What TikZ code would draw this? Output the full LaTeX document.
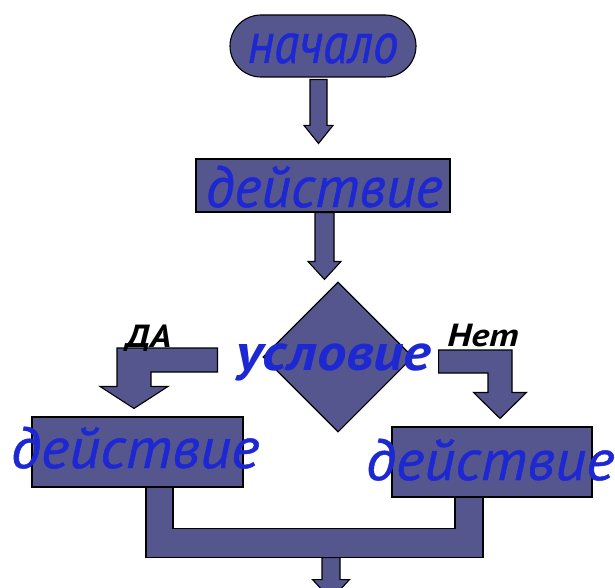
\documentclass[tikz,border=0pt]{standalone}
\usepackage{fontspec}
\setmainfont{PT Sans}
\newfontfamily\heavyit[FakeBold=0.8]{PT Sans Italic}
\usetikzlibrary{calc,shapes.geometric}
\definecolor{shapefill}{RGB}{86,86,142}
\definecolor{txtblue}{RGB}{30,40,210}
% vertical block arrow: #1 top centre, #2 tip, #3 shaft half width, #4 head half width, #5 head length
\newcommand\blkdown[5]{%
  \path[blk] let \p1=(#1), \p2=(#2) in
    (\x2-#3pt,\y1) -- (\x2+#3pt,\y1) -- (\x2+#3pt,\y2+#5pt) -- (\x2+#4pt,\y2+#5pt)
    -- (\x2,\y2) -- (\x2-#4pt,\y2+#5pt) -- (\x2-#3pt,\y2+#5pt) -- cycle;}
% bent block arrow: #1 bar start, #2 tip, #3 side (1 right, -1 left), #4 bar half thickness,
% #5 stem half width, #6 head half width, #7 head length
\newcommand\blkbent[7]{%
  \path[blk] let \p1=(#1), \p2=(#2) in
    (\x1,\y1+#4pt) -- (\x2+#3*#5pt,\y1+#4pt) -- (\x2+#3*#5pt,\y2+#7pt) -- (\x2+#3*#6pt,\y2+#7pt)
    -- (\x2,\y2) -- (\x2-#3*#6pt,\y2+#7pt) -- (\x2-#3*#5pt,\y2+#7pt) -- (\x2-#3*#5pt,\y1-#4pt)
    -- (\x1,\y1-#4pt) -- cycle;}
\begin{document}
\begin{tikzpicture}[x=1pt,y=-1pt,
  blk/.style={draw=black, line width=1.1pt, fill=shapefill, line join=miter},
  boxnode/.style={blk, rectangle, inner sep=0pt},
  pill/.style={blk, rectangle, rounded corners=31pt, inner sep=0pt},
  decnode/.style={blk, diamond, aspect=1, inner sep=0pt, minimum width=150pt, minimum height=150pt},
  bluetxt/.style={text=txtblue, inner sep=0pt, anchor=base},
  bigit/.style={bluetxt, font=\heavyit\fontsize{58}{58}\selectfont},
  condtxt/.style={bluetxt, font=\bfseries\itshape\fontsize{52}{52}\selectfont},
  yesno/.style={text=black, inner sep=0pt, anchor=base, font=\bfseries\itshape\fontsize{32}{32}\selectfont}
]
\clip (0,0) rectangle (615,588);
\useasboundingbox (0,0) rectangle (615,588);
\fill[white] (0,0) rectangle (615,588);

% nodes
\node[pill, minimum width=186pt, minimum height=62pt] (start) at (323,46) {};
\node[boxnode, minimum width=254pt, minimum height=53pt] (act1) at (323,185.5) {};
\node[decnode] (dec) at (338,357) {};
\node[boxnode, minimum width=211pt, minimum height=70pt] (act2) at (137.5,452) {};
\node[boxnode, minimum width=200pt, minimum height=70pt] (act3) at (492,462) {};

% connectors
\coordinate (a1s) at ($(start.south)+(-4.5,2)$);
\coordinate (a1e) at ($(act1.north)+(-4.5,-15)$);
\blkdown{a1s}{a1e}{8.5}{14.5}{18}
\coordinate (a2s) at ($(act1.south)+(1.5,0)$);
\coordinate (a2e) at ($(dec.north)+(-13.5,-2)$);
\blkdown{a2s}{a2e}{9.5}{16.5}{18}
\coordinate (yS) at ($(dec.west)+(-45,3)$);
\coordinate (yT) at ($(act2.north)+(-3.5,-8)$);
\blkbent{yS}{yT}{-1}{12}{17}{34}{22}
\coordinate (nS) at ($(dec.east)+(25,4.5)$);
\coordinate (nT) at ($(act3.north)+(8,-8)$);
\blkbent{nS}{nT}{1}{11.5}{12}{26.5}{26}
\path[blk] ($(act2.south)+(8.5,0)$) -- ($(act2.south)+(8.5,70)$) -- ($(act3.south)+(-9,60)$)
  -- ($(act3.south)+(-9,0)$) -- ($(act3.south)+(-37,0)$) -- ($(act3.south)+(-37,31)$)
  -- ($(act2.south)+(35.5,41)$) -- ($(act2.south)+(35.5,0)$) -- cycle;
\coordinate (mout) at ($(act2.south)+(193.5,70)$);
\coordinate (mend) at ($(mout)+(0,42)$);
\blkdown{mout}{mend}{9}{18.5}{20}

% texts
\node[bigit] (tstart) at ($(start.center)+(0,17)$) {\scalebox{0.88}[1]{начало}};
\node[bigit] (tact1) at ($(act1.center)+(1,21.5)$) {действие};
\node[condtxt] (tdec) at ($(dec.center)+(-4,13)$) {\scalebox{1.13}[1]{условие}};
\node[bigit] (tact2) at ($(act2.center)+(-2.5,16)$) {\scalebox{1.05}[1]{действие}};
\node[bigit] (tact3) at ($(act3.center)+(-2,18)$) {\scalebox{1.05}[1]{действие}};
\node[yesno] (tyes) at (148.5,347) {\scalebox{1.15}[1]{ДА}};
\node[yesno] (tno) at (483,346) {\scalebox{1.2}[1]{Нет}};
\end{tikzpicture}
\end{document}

***

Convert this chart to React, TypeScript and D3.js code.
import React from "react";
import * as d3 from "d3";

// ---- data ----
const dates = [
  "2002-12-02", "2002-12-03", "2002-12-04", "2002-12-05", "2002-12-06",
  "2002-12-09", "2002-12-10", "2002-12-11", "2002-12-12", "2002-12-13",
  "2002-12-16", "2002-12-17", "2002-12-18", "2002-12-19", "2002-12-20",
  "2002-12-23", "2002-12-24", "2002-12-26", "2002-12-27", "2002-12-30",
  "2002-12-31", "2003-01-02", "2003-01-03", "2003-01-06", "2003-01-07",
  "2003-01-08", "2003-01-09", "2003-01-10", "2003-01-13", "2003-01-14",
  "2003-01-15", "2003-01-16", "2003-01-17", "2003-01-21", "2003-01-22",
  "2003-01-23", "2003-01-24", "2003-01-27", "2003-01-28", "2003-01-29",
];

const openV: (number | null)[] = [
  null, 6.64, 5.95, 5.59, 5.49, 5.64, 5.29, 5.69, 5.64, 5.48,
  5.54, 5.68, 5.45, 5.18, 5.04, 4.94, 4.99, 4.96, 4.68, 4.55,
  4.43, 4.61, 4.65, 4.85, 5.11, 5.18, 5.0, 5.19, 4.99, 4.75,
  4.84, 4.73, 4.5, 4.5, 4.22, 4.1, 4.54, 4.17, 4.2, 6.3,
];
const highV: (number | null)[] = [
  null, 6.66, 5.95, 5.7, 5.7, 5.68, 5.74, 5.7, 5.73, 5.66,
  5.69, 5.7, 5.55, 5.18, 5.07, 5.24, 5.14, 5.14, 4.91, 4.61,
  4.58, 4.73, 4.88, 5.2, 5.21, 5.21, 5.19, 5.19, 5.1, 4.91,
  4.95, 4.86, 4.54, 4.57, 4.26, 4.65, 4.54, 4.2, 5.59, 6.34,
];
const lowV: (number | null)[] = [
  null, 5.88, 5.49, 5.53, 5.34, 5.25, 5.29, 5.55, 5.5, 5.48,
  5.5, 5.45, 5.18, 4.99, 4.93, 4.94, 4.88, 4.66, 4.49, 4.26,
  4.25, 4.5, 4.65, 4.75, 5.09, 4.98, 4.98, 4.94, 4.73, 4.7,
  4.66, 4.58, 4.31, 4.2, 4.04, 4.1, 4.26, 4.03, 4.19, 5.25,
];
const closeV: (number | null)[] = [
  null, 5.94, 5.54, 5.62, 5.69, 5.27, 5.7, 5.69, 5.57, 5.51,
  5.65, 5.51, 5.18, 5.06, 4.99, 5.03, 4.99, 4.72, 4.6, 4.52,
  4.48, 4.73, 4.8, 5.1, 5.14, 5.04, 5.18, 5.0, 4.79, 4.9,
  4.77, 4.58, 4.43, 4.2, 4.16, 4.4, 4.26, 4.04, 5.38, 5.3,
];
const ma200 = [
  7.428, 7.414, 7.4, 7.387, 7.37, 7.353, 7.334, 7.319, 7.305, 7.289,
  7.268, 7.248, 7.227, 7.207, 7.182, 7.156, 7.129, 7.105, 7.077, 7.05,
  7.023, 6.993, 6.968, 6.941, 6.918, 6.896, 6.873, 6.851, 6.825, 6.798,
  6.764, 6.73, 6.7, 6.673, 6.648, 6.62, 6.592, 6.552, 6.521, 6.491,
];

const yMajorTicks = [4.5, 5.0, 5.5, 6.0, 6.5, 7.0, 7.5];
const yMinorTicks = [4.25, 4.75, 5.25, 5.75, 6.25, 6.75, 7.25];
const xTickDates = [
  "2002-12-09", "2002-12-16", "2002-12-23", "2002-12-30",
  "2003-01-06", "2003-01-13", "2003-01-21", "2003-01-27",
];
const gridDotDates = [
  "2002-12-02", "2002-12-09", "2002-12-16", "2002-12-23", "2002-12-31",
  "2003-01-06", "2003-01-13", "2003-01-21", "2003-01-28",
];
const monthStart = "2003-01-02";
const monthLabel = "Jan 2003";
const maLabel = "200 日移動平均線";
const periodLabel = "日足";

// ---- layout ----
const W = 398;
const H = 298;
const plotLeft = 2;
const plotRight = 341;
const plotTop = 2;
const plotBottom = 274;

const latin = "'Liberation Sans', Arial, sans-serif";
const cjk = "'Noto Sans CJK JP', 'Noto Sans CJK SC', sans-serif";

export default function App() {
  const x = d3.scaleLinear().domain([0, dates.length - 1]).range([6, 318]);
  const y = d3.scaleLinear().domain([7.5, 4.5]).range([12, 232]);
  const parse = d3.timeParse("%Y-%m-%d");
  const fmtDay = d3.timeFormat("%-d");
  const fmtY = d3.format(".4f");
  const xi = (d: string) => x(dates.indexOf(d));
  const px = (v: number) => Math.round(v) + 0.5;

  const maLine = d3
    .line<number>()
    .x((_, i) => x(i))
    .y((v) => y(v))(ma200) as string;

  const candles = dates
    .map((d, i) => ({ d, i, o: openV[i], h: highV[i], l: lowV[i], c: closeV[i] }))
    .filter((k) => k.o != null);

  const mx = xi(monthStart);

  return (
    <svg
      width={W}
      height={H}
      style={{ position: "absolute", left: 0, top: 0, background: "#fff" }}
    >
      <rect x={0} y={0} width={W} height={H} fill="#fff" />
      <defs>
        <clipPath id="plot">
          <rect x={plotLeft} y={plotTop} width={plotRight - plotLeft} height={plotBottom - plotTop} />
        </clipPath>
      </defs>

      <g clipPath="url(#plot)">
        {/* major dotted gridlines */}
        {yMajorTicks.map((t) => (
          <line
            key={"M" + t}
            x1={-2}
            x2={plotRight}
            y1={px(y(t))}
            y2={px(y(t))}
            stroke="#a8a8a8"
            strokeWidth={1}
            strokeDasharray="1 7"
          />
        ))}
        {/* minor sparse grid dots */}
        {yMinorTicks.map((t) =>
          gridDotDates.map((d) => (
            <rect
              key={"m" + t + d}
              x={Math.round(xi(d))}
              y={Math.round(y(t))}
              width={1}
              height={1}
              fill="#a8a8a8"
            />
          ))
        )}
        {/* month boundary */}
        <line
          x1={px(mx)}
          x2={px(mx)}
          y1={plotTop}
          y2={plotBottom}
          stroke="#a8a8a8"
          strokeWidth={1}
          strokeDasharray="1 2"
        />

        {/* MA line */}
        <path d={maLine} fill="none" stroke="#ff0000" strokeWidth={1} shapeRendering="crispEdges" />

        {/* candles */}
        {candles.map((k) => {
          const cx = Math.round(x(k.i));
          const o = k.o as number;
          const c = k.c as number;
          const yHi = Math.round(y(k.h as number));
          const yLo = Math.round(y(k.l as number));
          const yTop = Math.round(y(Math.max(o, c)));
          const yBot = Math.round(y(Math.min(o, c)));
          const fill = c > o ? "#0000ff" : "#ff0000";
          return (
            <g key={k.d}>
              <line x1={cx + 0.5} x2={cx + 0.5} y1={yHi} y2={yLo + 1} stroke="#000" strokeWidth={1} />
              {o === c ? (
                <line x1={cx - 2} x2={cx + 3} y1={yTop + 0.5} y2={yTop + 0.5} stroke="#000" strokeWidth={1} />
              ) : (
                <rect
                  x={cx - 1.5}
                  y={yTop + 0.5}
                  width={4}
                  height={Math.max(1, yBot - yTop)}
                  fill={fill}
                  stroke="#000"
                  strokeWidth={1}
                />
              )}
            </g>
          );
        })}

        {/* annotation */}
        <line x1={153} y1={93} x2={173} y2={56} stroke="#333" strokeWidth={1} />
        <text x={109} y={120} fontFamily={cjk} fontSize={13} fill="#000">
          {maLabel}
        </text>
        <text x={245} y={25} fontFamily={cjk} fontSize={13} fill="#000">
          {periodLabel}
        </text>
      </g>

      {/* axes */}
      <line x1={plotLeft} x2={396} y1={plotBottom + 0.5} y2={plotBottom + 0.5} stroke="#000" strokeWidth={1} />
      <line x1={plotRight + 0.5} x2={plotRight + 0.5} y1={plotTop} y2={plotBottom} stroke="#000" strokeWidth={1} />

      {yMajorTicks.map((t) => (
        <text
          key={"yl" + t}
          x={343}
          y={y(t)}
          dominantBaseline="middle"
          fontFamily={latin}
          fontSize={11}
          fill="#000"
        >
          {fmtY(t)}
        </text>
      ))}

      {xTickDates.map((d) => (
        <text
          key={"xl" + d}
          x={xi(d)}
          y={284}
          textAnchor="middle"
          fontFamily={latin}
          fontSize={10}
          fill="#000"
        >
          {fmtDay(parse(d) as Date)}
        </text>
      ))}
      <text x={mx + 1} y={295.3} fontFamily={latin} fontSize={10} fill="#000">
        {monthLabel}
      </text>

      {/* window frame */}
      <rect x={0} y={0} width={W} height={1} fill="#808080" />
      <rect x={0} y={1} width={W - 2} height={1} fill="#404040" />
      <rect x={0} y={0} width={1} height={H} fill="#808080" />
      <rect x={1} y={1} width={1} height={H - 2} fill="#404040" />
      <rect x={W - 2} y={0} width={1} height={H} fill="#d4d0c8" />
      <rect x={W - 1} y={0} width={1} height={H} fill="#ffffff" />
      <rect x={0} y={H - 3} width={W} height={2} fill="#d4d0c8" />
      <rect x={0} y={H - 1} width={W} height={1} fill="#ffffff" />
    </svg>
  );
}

***

### Required task
Print exactly the lines from the one containing "Convert this chart" to the one containing "import * as", both included, and nothing else.

### Final answer
Convert this chart to React, TypeScript and D3.js code.
import React from "react";
import * as d3 from "d3";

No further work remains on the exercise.